Make an exact copy of the data below, leaving out every picture.
** BEGIN **
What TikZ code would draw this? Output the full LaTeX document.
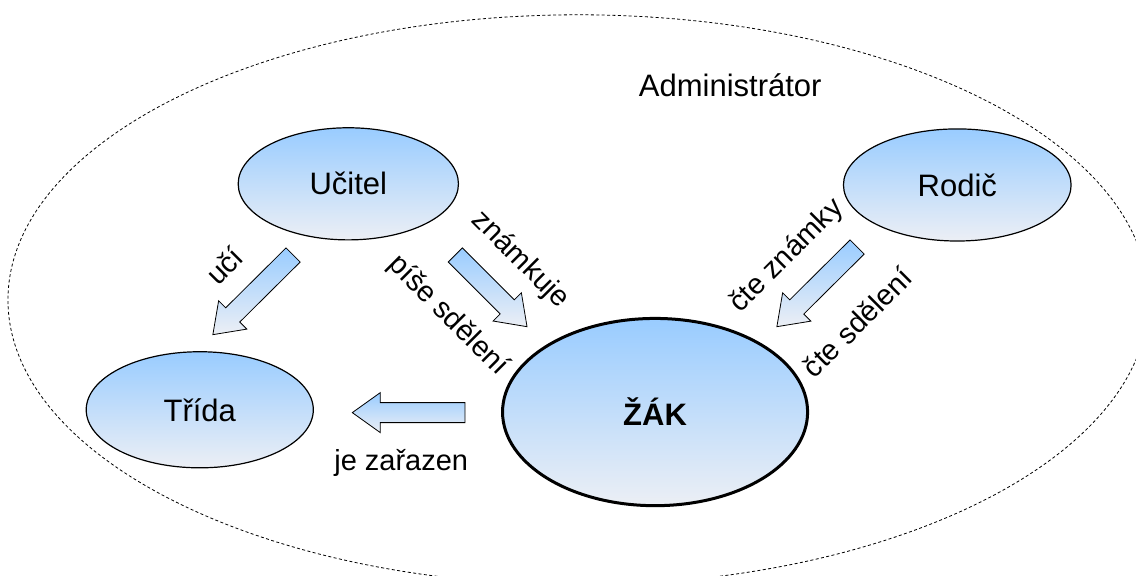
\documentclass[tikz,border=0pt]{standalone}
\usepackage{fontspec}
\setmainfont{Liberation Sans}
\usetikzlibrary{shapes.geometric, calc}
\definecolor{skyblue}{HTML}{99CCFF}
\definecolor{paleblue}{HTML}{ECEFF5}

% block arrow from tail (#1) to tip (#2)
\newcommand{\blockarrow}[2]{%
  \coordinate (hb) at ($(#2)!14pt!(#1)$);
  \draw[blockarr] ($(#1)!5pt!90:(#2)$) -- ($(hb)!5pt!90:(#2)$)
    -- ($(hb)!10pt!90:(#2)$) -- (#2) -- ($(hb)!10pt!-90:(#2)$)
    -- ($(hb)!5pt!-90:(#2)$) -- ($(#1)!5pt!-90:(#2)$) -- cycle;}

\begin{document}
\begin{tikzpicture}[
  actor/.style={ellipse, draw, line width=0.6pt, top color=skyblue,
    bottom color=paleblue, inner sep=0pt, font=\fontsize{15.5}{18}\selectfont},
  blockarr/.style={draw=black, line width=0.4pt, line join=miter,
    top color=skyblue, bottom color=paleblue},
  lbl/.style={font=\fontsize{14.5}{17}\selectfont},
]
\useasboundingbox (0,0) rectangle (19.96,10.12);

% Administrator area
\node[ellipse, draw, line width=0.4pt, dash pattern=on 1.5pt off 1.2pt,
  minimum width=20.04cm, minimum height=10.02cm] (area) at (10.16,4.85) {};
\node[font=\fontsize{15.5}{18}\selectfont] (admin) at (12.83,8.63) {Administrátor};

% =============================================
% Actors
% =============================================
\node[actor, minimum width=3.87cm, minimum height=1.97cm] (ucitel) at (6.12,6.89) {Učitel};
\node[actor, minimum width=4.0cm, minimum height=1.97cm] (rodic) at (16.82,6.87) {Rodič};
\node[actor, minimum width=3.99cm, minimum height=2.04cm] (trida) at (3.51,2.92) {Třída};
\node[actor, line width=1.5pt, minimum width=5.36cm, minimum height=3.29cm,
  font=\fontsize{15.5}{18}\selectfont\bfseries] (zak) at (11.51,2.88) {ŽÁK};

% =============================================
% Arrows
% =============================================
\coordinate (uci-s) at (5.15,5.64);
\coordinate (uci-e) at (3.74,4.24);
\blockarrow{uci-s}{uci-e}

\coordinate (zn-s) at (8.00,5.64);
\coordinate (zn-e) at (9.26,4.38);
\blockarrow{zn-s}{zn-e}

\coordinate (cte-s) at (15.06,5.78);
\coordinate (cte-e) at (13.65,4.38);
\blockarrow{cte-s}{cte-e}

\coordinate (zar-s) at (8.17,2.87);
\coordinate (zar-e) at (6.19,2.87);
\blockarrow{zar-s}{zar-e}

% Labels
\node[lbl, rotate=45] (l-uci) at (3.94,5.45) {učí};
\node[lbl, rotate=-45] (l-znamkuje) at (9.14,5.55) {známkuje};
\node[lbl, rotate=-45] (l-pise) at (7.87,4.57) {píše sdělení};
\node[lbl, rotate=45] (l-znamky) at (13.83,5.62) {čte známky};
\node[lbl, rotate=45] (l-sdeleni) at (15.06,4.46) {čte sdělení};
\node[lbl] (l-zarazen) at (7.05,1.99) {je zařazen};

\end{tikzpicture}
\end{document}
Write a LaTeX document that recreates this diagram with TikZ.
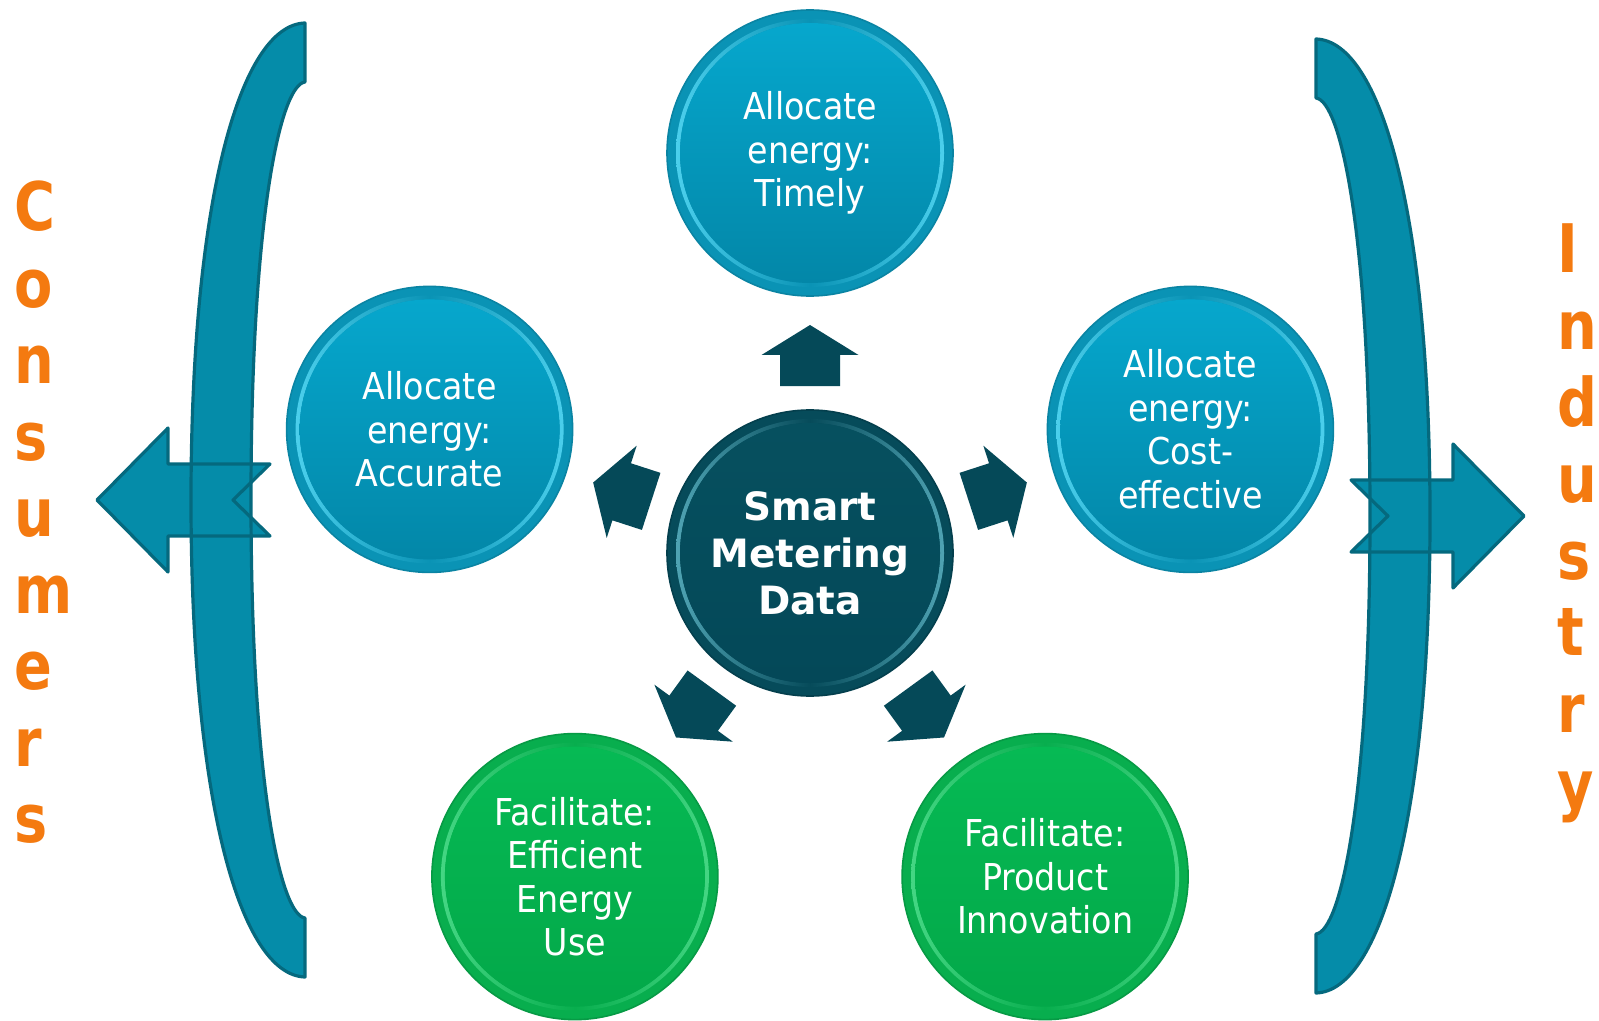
** END **
Written answer
What TikZ code would draw this? Output the full LaTeX document.
\documentclass[tikz,border=0pt]{standalone}
\usepackage{fontspec}
\setmainfont{Liberation Sans}
\usetikzlibrary{shapes.geometric, calc}
\definecolor{skyblue}{HTML}{99CCFF}
\definecolor{paleblue}{HTML}{ECEFF5}

% block arrow from tail (#1) to tip (#2)
\newcommand{\blockarrow}[2]{%
  \coordinate (hb) at ($(#2)!14pt!(#1)$);
  \draw[blockarr] ($(#1)!5pt!90:(#2)$) -- ($(hb)!5pt!90:(#2)$)
    -- ($(hb)!10pt!90:(#2)$) -- (#2) -- ($(hb)!10pt!-90:(#2)$)
    -- ($(hb)!5pt!-90:(#2)$) -- ($(#1)!5pt!-90:(#2)$) -- cycle;}

\begin{document}
\begin{tikzpicture}[
  actor/.style={ellipse, draw, line width=0.6pt, top color=skyblue,
    bottom color=paleblue, inner sep=0pt, font=\fontsize{15.5}{18}\selectfont},
  blockarr/.style={draw=black, line width=0.4pt, line join=miter,
    top color=skyblue, bottom color=paleblue},
  lbl/.style={font=\fontsize{14.5}{17}\selectfont},
]
\useasboundingbox (0,0) rectangle (19.96,10.12);

% Administrator area
\node[ellipse, draw, line width=0.4pt, dash pattern=on 1.5pt off 1.2pt,
  minimum width=20.04cm, minimum height=10.02cm] (area) at (10.16,4.85) {};
\node[font=\fontsize{15.5}{18}\selectfont] (admin) at (12.83,8.63) {Administrátor};

% =============================================
% Actors
% =============================================
\node[actor, minimum width=3.87cm, minimum height=1.97cm] (ucitel) at (6.12,6.89) {Učitel};
\node[actor, minimum width=4.0cm, minimum height=1.97cm] (rodic) at (16.82,6.87) {Rodič};
\node[actor, minimum width=3.99cm, minimum height=2.04cm] (trida) at (3.51,2.92) {Třída};
\node[actor, line width=1.5pt, minimum width=5.36cm, minimum height=3.29cm,
  font=\fontsize{15.5}{18}\selectfont\bfseries] (zak) at (11.51,2.88) {ŽÁK};

% =============================================
% Arrows
% =============================================
\coordinate (uci-s) at (5.15,5.64);
\coordinate (uci-e) at (3.74,4.24);
\blockarrow{uci-s}{uci-e}

\coordinate (zn-s) at (8.00,5.64);
\coordinate (zn-e) at (9.26,4.38);
\blockarrow{zn-s}{zn-e}

\coordinate (cte-s) at (15.06,5.78);
\coordinate (cte-e) at (13.65,4.38);
\blockarrow{cte-s}{cte-e}

\coordinate (zar-s) at (8.17,2.87);
\coordinate (zar-e) at (6.19,2.87);
\blockarrow{zar-s}{zar-e}

% Labels
\node[lbl, rotate=45] (l-uci) at (3.94,5.45) {učí};
\node[lbl, rotate=-45] (l-znamkuje) at (9.14,5.55) {známkuje};
\node[lbl, rotate=-45] (l-pise) at (7.87,4.57) {píše sdělení};
\node[lbl, rotate=45] (l-znamky) at (13.83,5.62) {čte známky};
\node[lbl, rotate=45] (l-sdeleni) at (15.06,4.46) {čte sdělení};
\node[lbl] (l-zarazen) at (7.05,1.99) {je zařazen};

\end{tikzpicture}
\end{document}
Write a LaTeX document that recreates this diagram with TikZ.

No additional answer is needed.